You're applying a principle too broadly. Although the laws of physics don't change under a linear expansion of time, they are, for example, sensitive to linear expansion of velocities of missiles only: any non time-linear effect on the velocity is going to impact you -- for example, reynolds numbers for air depend non-linearly on the velocity which may be varying with time. Sure, if you multiply the whole system you would have that compensated by the increase in temperature and pressure which a faster time reference would observe, but it's not simulating the universe, just a limited set of variables.

Also, for obvious reasons of consistency and precision it would be better to keep a standard reference regardless.

danbruc · on March 25, 2014

I do not think of the problem as scaling the time by a factor - although this is the correct description - but as adding a constant offset. I think this is justified because the small drift is not significant during the relative brief period of time a target approaches. The offset builds up over time but only in the parts of the system that did not receive the improved algorithm and therefore these different parts disagree more and more on what the current time is.

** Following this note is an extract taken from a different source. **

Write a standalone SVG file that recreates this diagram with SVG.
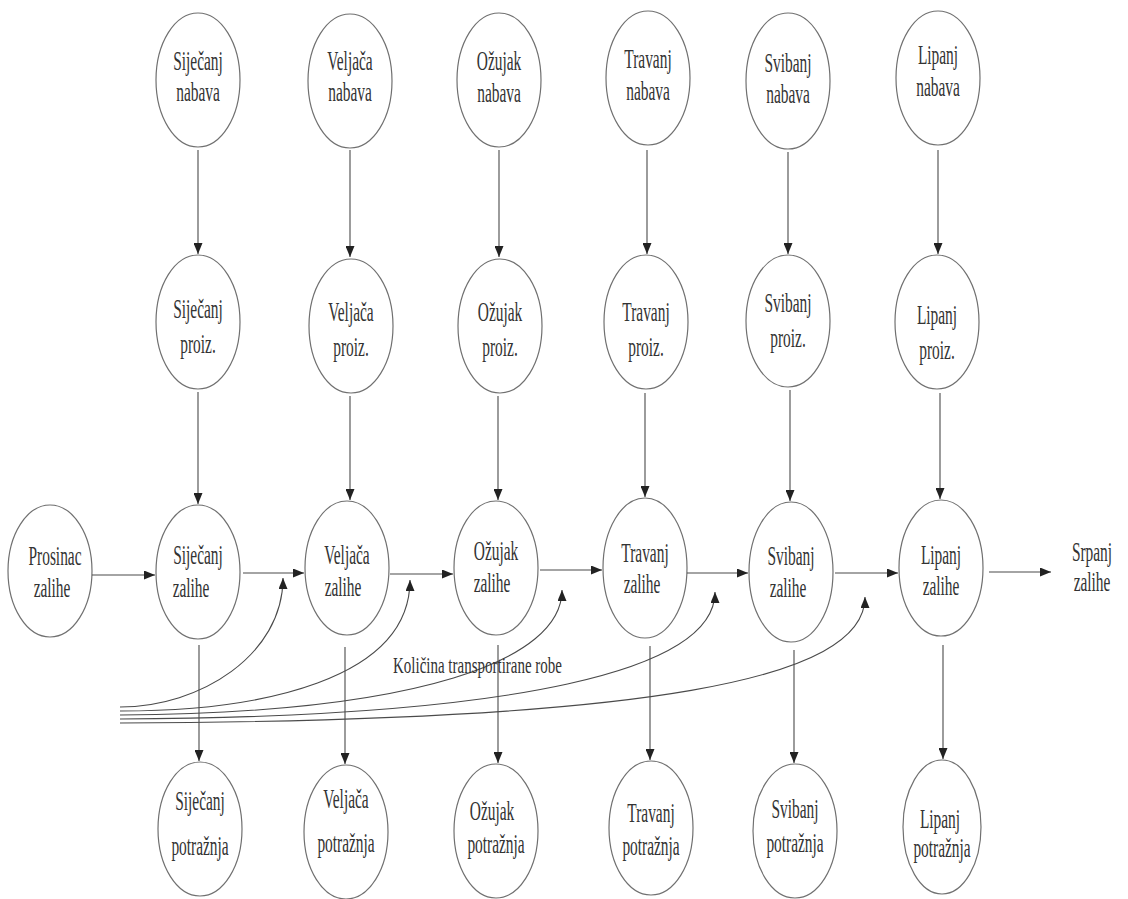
<svg xmlns="http://www.w3.org/2000/svg" width="1128" height="899" viewBox="0 0 1128 899">
<defs>
<style>
.n ellipse{fill:none;stroke:#707070;stroke-width:1.2}
.n text, .t{font-family:"Liberation Serif","Times New Roman",serif;font-size:27.5px;fill:#333333;text-anchor:middle}
.c path,.c line{fill:none;stroke:#4a4a4a;stroke-width:1.1;marker-end:url(#ah)}
.lbl{font-family:"Liberation Serif","Times New Roman",serif;font-size:23px;fill:#333333}
</style>
<marker id="ah" markerUnits="userSpaceOnUse" markerWidth="11" markerHeight="9" refX="11" refY="4.5" orient="auto"><path d="M0,0 L11,4.5 L0,9 z" fill="#222"/></marker>
</defs>
<rect width="1128" height="899" fill="#ffffff"/>

<g id="n-sij-nabava" class="n"><ellipse cx="198" cy="80" rx="42" ry="67"/><text transform="translate(198,0) scale(0.56,1)" y="70">Siječanj</text><text transform="translate(198,0) scale(0.56,1)" y="101">nabava</text></g>
<g id="n-velj-nabava" class="n"><ellipse cx="350" cy="81" rx="42" ry="67"/><text transform="translate(350,0) scale(0.56,1)" y="70">Veljača</text><text transform="translate(350,0) scale(0.56,1)" y="101">nabava</text></g>
<g id="n-ozu-nabava" class="n"><ellipse cx="499" cy="80" rx="42" ry="67"/><text transform="translate(499,0) scale(0.56,1)" y="70">Ožujak</text><text transform="translate(499,0) scale(0.56,1)" y="102">nabava</text></g>
<g id="n-tra-nabava" class="n"><ellipse cx="648" cy="78" rx="42" ry="67"/><text transform="translate(648,0) scale(0.56,1)" y="68">Travanj</text><text transform="translate(648,0) scale(0.56,1)" y="100">nabava</text></g>
<g id="n-svi-nabava" class="n"><ellipse cx="788" cy="81" rx="42" ry="68"/><text transform="translate(788,0) scale(0.56,1)" y="72">Svibanj</text><text transform="translate(788,0) scale(0.56,1)" y="103">nabava</text></g>
<g id="n-lip-nabava" class="n"><ellipse cx="938" cy="78" rx="42" ry="67"/><text transform="translate(938,0) scale(0.56,1)" y="64">Lipanj</text><text transform="translate(938,0) scale(0.56,1)" y="96">nabava</text></g>

<g id="n-sij-proiz" class="n"><ellipse cx="198" cy="322" rx="42" ry="67"/><text transform="translate(198,0) scale(0.56,1)" y="318">Siječanj</text><text transform="translate(198,0) scale(0.56,1)" y="353">proiz.</text></g>
<g id="n-velj-proiz" class="n"><ellipse cx="351" cy="326" rx="42" ry="67"/><text transform="translate(351,0) scale(0.56,1)" y="321">Veljača</text><text transform="translate(351,0) scale(0.56,1)" y="356">proiz.</text></g>
<g id="n-ozu-proiz" class="n"><ellipse cx="500" cy="326" rx="42" ry="67"/><text transform="translate(500,0) scale(0.56,1)" y="321">Ožujak</text><text transform="translate(500,0) scale(0.56,1)" y="356">proiz.</text></g>
<g id="n-tra-proiz" class="n"><ellipse cx="646" cy="322" rx="42" ry="67"/><text transform="translate(646,0) scale(0.56,1)" y="321">Travanj</text><text transform="translate(646,0) scale(0.56,1)" y="356">proiz.</text></g>
<g id="n-svi-proiz" class="n"><ellipse cx="788" cy="321" rx="42" ry="66"/><text transform="translate(788,0) scale(0.56,1)" y="312">Svibanj</text><text transform="translate(788,0) scale(0.56,1)" y="347">proiz.</text></g>
<g id="n-lip-proiz" class="n"><ellipse cx="937" cy="322" rx="42" ry="67"/><text transform="translate(937,0) scale(0.56,1)" y="324">Lipanj</text><text transform="translate(937,0) scale(0.56,1)" y="359">proiz.</text></g>

<g id="n-pro-zalihe" class="n"><ellipse cx="50" cy="571" rx="42" ry="66"/><text transform="translate(55,0) scale(0.56,1)" y="565">Prosinac</text><text transform="translate(52,0) scale(0.56,1)" y="597">zalihe</text></g>
<g id="n-sij-zalihe" class="n"><ellipse cx="198" cy="572" rx="42" ry="67"/><text transform="translate(198,0) scale(0.56,1)" y="564">Siječanj</text><text transform="translate(191,0) scale(0.56,1)" y="597">zalihe</text></g>
<g id="n-velj-zalihe" class="n"><ellipse cx="347" cy="568" rx="42" ry="67"/><text transform="translate(347,0) scale(0.56,1)" y="564">Veljača</text><text transform="translate(343,0) scale(0.56,1)" y="596">zalihe</text></g>
<g id="n-ozu-zalihe" class="n"><ellipse cx="496" cy="568" rx="42" ry="67"/><text transform="translate(496,0) scale(0.56,1)" y="560">Ožujak</text><text transform="translate(492,0) scale(0.56,1)" y="592">zalihe</text></g>
<g id="n-tra-zalihe" class="n"><ellipse cx="645" cy="568" rx="42" ry="70"/><text transform="translate(645,0) scale(0.56,1)" y="562">Travanj</text><text transform="translate(642,0) scale(0.56,1)" y="593">zalihe</text></g>
<g id="n-svi-zalihe" class="n"><ellipse cx="791" cy="572" rx="42" ry="70"/><text transform="translate(791,0) scale(0.56,1)" y="565">Svibanj</text><text transform="translate(788,0) scale(0.56,1)" y="597">zalihe</text></g>
<g id="n-lip-zalihe" class="n"><ellipse cx="941" cy="568" rx="42" ry="68"/><text transform="translate(941,0) scale(0.56,1)" y="564">Lipanj</text><text transform="translate(941,0) scale(0.56,1)" y="595">zalihe</text></g>
<g id="n-srp-zalihe" class="n"><text transform="translate(1092,0) scale(0.56,1)" y="561">Srpanj</text><text transform="translate(1092,0) scale(0.56,1)" y="591">zalihe</text></g>

<g id="n-sij-potraznja" class="n"><ellipse cx="200" cy="829" rx="42" ry="67"/><text transform="translate(200,0) scale(0.56,1)" y="810">Siječanj</text><text transform="translate(200,0) scale(0.56,1)" y="855">potražnja</text></g>
<g id="n-velj-potraznja" class="n"><ellipse cx="346" cy="832" rx="42" ry="67"/><text transform="translate(346,0) scale(0.56,1)" y="808">Veljača</text><text transform="translate(346,0) scale(0.56,1)" y="852">potražnja</text></g>
<g id="n-ozu-potraznja" class="n"><ellipse cx="496" cy="831" rx="42" ry="67"/><text transform="translate(492,0) scale(0.56,1)" y="820">Ožujak</text><text transform="translate(496,0) scale(0.56,1)" y="853">potražnja</text></g>
<g id="n-tra-potraznja" class="n"><ellipse cx="651" cy="828" rx="42" ry="67"/><text transform="translate(651,0) scale(0.56,1)" y="822">Travanj</text><text transform="translate(651,0) scale(0.56,1)" y="855">potražnja</text></g>
<g id="n-svi-potraznja" class="n"><ellipse cx="795" cy="831" rx="42" ry="67"/><text transform="translate(795,0) scale(0.56,1)" y="818">Svibanj</text><text transform="translate(795,0) scale(0.56,1)" y="852">potražnja</text></g>
<g id="n-lip-potraznja" class="n"><ellipse cx="942" cy="827" rx="39" ry="67"/><text transform="translate(940,0) scale(0.56,1)" y="828">Lipanj</text><text transform="translate(942,0) scale(0.56,1)" y="857">potražnja</text></g>

<g id="connectors" class="c">
<line x1="198" y1="150" x2="198" y2="254"/>
<line x1="350" y1="150" x2="350" y2="257"/>
<line x1="499" y1="150" x2="499" y2="257"/>
<line x1="647" y1="150" x2="647" y2="254"/>
<line x1="788" y1="152" x2="788" y2="254"/>
<line x1="938" y1="150" x2="938" y2="254"/>

<line x1="198" y1="392" x2="198" y2="504"/>
<line x1="350" y1="396" x2="350" y2="500"/>
<line x1="498" y1="396" x2="498" y2="500"/>
<line x1="645" y1="393" x2="645" y2="497"/>
<line x1="790" y1="390" x2="790" y2="501"/>
<line x1="940" y1="393" x2="940" y2="499"/>

<line x1="199" y1="645" x2="199" y2="761"/>
<line x1="345" y1="647" x2="345" y2="764"/>
<line x1="498" y1="645" x2="498" y2="763"/>
<line x1="650" y1="646" x2="650" y2="760"/>
<line x1="794" y1="650" x2="794" y2="763"/>
<line x1="943" y1="645" x2="943" y2="759"/>

<line x1="92" y1="575" x2="155" y2="575"/>
<line x1="243" y1="573" x2="304" y2="573"/>
<line x1="390" y1="574" x2="453" y2="574"/>
<line x1="540" y1="570" x2="602" y2="570"/>
<line x1="687" y1="573" x2="748" y2="573"/>
<line x1="835" y1="573" x2="898" y2="573"/>
<line x1="989" y1="572" x2="1051" y2="572"/>

<path d="M120,707 C200,707 283,655 283,578"/>
<path d="M120,711 C260,711 410,680 410,580"/>
<path d="M120,715 C420,713 562,660 562,590"/>
<path d="M120,719 C520,717 715,670 715,592"/>
<path d="M120,723 C650,721 865,680 865,597"/>
</g>

<text class="lbl" x="393" y="673" textLength="169" lengthAdjust="spacingAndGlyphs">Količina transportirane robe</text>
</svg>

vonmoltke · on March 24, 2014

> It is completely irrelevant that their one tenth of a second was not exactly one tenth of a second.

Its very relevant when the module that is off is trying to make telemetry calculations based on target Doppler velocity, which is given with real, ISO standard seconds. There is no clock involved in that. Diverging module clocks amplifies the problem.

Also, the ultimate reference is the true definition of a second. All modules are expected to be using it, as it is used to synchronize modules. It is the clock and at some level a clock that has a faulty definition will be drifting off another clock. Your distinction is irrelevant as far as real-time systems are concerned.

danbruc · on March 24, 2014

You are making a lot of assumption about how time might be used, nut I will ignore that because I have no clue if that is what really happens.

Let me repeat my point clearly. All clocks will drift away from the actual time. All the physics involved and measurements done are not depended on the current time - they will work the same at 14:07 as they do at 23:51 and they will therefore also work the same when the clock of the system drifted away from the actual time and believes it is 12:34 while it is 12:35. Important is only that all parts of the system agree on what the current time is and that the clock does not drift at such an high rate that all measurements and calculations done during a brief period of time become invalid, i.e. the clock should not report that it took two seconds for the incoming missile to travel one kilometer while it took only one second.

And the article gave the impression - at least to me - that the failure was caused because the system believed to be up for 100 hours while it was up for 100 hours and 340 milliseconds longer due to an imperfect representation of one tenth of a second. This makes no sense and is not what caused the failure. The failure was caused - as detailed in the other linked article - because one part of the system believed to be up for 100 hours while another part of the system performed more precise time conversions and knew that it was up for 100 hours and 340 milliseconds and this time difference between two parts of the system caused the failure.

For example one part of the system may have decided that the missile should be launched at 12:00:00.000 and the system responsible for doing so did that according to its clock but because of the time difference it was at 12:00:00.340 according to the clock of the system that made the decision.

krfsm · on March 25, 2014

My interpretation of the article:

Time is kept as an integer, stepped ten times per second. This can be exactly represented as a float, so probably uses the same 24 bit register. For 100 hours this integer would be 3600000, which fits into 24 bits with some room to spare. (But it would give a max uptime of the system of about 466 hours.)

Wide arc radar notes location, velocity, and time from clock above. This output data is still good enough for pinpointing the next position with a precision of about 170 meters (the distance the scud travels in the 0.1 second step of the clock). The precision radar system probably had accounted for this, and had a wide enough beam to handle this case.

Now, when deciding where to point the next precision beam, the radar multiplies the stored time value (exactly 3600000) with 0.1 (which is not represented exactly, but instead is about 0.000000095 less than 0.1) and uses this computed value in further calculations. This floating point value is now 0.34 seconds less than expected. The precision radar, even though it uses the same clock as above, has an incorrect representation of when the last wide arc radar update took place, and this propagates to the prediction of where the scud will be next (which is now off by 0.34 * 1676 ~= 570 meters). Thus, when it points the beam to where it believes the scud will be, the scud is outside the precision radars cone.

Note that both wide arc and precision beam systems have exact knowledge of the current system time at the point of their respective operations. What fails is precision beam's calculation of what wide arc's time reference actually meant.

The ironical part in the article probably refers to some computation using a delta, and if both time references ("then" and "now") have the error the delta will be small and possibly insignificant. However, if "now" is replaced with a more accurate representation of the clock above, only "then" has the big error, and the delta will be just as far off as the incorrect value above.

The exact error propagation depends on the order the calculations are performed in, and there's a whole field (numerical analysis) dedicated to controlling these errors. As developers we gladly ignore the problem even when we shouldn't.

grkvlt · on March 24, 2014

> You are describing a problem where two clocks drift relative to each other, not a problem where one clock drifts away from the actual time

The latter is simply a specific case of the former. The second clock is the one measuring 'actual' time, and the drift is relative to it.

danbruc · on March 25, 2014

Of course, but the point was, that a drift relative to actual time does not cause problems as long as all clocks in the system drift at the same rate while the failure was caused by different clocks in the system drifting relative to each other and therefore with different rates relative to actual time. Therefore I treated actual time as a special clock.